Pope Francis does not shy away from specifics: he outlines the particular ways in which our collective habits and failed stewardship do harm not only to our planet but also to us. He pinpoints the past two centuries as the time in which we have been the least mindful of the way we treat the natural world (53). The Industrial Revolution, and its concomitant ways of life, are causes for our detachment from the order in which we were created; as Hopkins notes, our “foot [cannot] feel, being shod.”
While the magnitude of our current predicament is highlighted by the fact that we face, as Pope Francis explains, have created “one complex crisis which is both social and environmental” (139), the interconnectedness of the elements of the problem points to a common solution. And the solution that Pope Francis proposes centers on mindfulness, humility, appreciation of beauty, gratitude, and community. Our globalizing society continually points us in the direction of interdependence, yet we, in our pride, resist. We should remove ourselves from our silos, attend to the world around us and the needs of others; in this community life, for which we were created, we can “respond to [God’s] grace at work in our hearts” (205). Through community—by sheltering together under the wing of the Spirit, as Hopkins suggests—we can hasten the return of the “morning, [which] at the brown brink, eastward springs.”
As Hopkins reveals poetically and Pope Francis demonstrates through a sweeping theological analysis that takes in elements of anthropology, economics, politics, and psychology, we collectively have taken centuries to create a difficult situation for ourselves; however, righting the ship is not merely possible but unavoidable if we pay attention to the generosity and presence of God.
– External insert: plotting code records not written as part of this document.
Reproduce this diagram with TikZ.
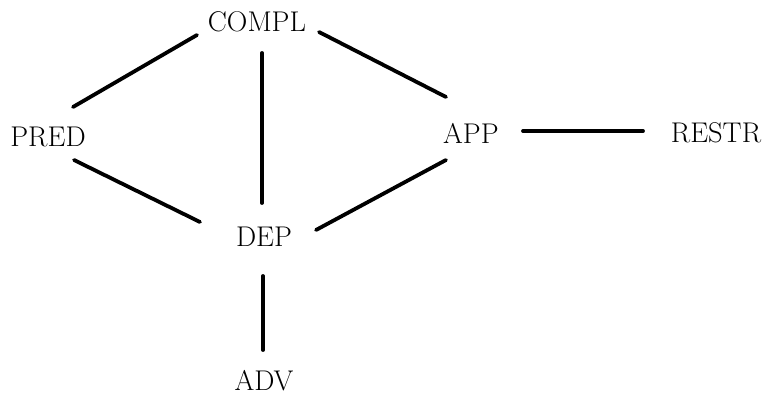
\documentclass[tikz,border=0pt]{standalone}
\usetikzlibrary{calc}
\tikzset{
  lbl/.style={inner sep=0pt, font=\fontsize{28.5}{32}\selectfont},
  link/.style={line width=3.8pt, line cap=round}
}
\begin{document}
\begin{tikzpicture}[x=1pt,y=-1pt]
\useasboundingbox (0,0) rectangle (765,395);
\node[lbl] (COMPL) at (257,22) {COMPL};
\node[lbl] (PRED) at (48,137) {PRED};
\node[lbl] (APP) at (471,133) {APP};
\node[lbl] (RESTR) at (716,133) {RESTR};
\node[lbl] (DEP) at (264,237) {DEP};
\node[lbl] (ADV) at (264,381) {ADV};
\draw[link] ($(COMPL)+(-60,13)$) -- ($(PRED)+(25,-30)$);
\draw[link] ($(COMPL)+(62,10)$) -- ($(APP)+(-25,-36)$);
\draw[link] ($(COMPL)+(5,31)$) -- ($(DEP)+(-2,-34)$);
\draw[link] ($(PRED)+(26,23)$) -- ($(DEP)+(-64,-15)$);
\draw[link] ($(APP)+(-25,27)$) -- ($(DEP)+(52,-7)$);
\draw[link] ($(APP)+(52,-2)$) -- ($(RESTR)+(-73,-2)$);
\draw[link] ($(DEP)+(-1,39)$) -- ($(ADV)+(-1,-31)$);
\end{tikzpicture}
\end{document}
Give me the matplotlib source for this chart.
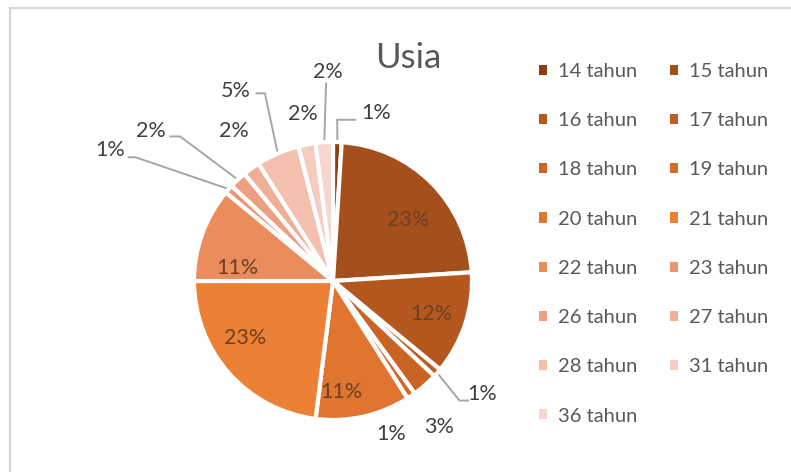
import numpy as np
import matplotlib.pyplot as plt
from matplotlib.patches import Patch
from matplotlib.lines import Line2D

plt.rcParams['font.family'] = ['Lato', 'DejaVu Sans']

# données
kategori = ["14 tahun", "15 tahun", "16 tahun", "17 tahun", "18 tahun", "19 tahun",
            "20 tahun", "21 tahun", "22 tahun", "23 tahun", "26 tahun", "27 tahun",
            "28 tahun", "31 tahun", "36 tahun"]
persen = [1, 23, 12, 1, 3, 1, 11, 23, 11, 1, 2, 2, 5, 2, 2]
warna = ["#8B3E10", "#A5501C", "#B5581F", "#BE5E22", "#C96424", "#D46A28",
         "#DF752E", "#EC8034", "#EB8C5C", "#EC9571", "#EE9F82", "#F0AE97",
         "#F4C0AE", "#F6CBC0", "#F8D5CF"]

# position des étiquettes (coordonnées du camembert, rayon 1)
pos_label = [(0.31, 1.21), (0.54, 0.44), (0.71, -0.24), (1.07, -0.81), (0.76, -1.05),
             (0.42, -1.10), (0.06, -0.80), (-0.63, -0.41), (-0.69, 0.09), (-1.60, 0.94),
             (-1.31, 1.08), (-0.71, 1.08), (-0.70, 1.37), (-0.22, 1.20), (-0.04, 1.50)]
# lignes de rappel : index -> (coude, fin)
rappel = {
    0: ((0.03, 1.16), (0.16, 1.16)),
    3: ((0.91, -0.86), (0.97, -0.86)),
    9: ((-1.42, 0.89), (-1.47, 0.89)),
    10: ((-1.10, 1.04), (-1.17, 1.04)),
    12: ((-0.49, 1.35), (-0.55, 1.35)),
    14: ((-0.05, 1.42), (-0.05, 1.42)),
}
dalam = [1, 2, 6, 7, 8]

W, H = 791, 472
fig = plt.figure(figsize=(W / 100, H / 100), dpi=100)
ax = fig.add_axes([0, 0, 1, 1])

cx, cy, R = 333, 281, 139
wedges, _ = ax.pie(persen, colors=warna, startangle=90, counterclock=False,
                   wedgeprops=dict(edgecolor='white', linewidth=3))
ax.set_xlim(-cx / R, (W - cx) / R)
ax.set_ylim(-(H - cy) / R, cy / R)
ax.set_aspect('equal')
ax.axis('off')

for i, w in enumerate(wedges):
    teks = f"{persen[i]}%"
    lx, ly = pos_label[i]
    if i in dalam:
        ax.text(lx, ly, teks, ha='center', va='center', fontsize=15.5, color='#6B3F22')
    else:
        ax.text(lx, ly, teks, ha='center', va='center', fontsize=15.5, color='#404040')
    if i in rappel:
        ang = np.deg2rad((w.theta1 + w.theta2) / 2)
        sx, sy = np.cos(ang), np.sin(ang)
        (ex, ey), (fx, fy) = rappel[i]
        ax.plot([sx, ex, fx], [sy, ey, fy], color='#A6A6A6', lw=1.4, zorder=0.5)

fig.text(408 / W, 1 - 58 / H, "Usia", ha='center', va='center', fontsize=25, color='#595959')

# légende rangée par lignes (2 colonnes)
handles = [Patch(facecolor=c, edgecolor='none') for c in warna]
urut = list(range(0, len(kategori), 2)) + list(range(1, len(kategori), 2))
ax.legend([handles[i] for i in urut], [kategori[i] for i in urut], ncol=2,
          loc='upper left', bbox_to_anchor=(539 / W, 1 - 63 / H), bbox_transform=fig.transFigure,
          frameon=False, fontsize=14.5, labelcolor='#595959', handlelength=0.4,
          handleheight=0.4, handletextpad=0.55, labelspacing=1.6, columnspacing=1.6,
          borderpad=0, borderaxespad=0)

# cadre
fig.add_artist(Line2D([10 / W, 1], [1 - 8 / H, 1 - 8 / H], transform=fig.transFigure,
                      color='#D9D9D9', lw=1.6))
fig.add_artist(Line2D([10 / W, 10 / W], [0, 1 - 8 / H], transform=fig.transFigure,
                      color='#D9D9D9', lw=1.6))

fig.savefig("out.png", dpi=100)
Laudato Si reaffirms and further draws out how the needed changes can come about, emphasizing the action of three persons of the Trinity:
The Father—“God created the world, writing into it an order and a dynamism that human beings have no right to ignore” (221).
The Son—In the Incarnation, “He comes not from above, but from within, he comes that we might find him in this world of ours….The Eucharist joins heaven and earth; it embraces and penetrates all creation” (236).
The Spirit—“The Spirit, infinite bond of love, is intimately present at the very heart of the universe, inspiring and bringing new pathways” (238).
Somehow, I have a feeling that Hopkins is having a retweet fest in heaven today.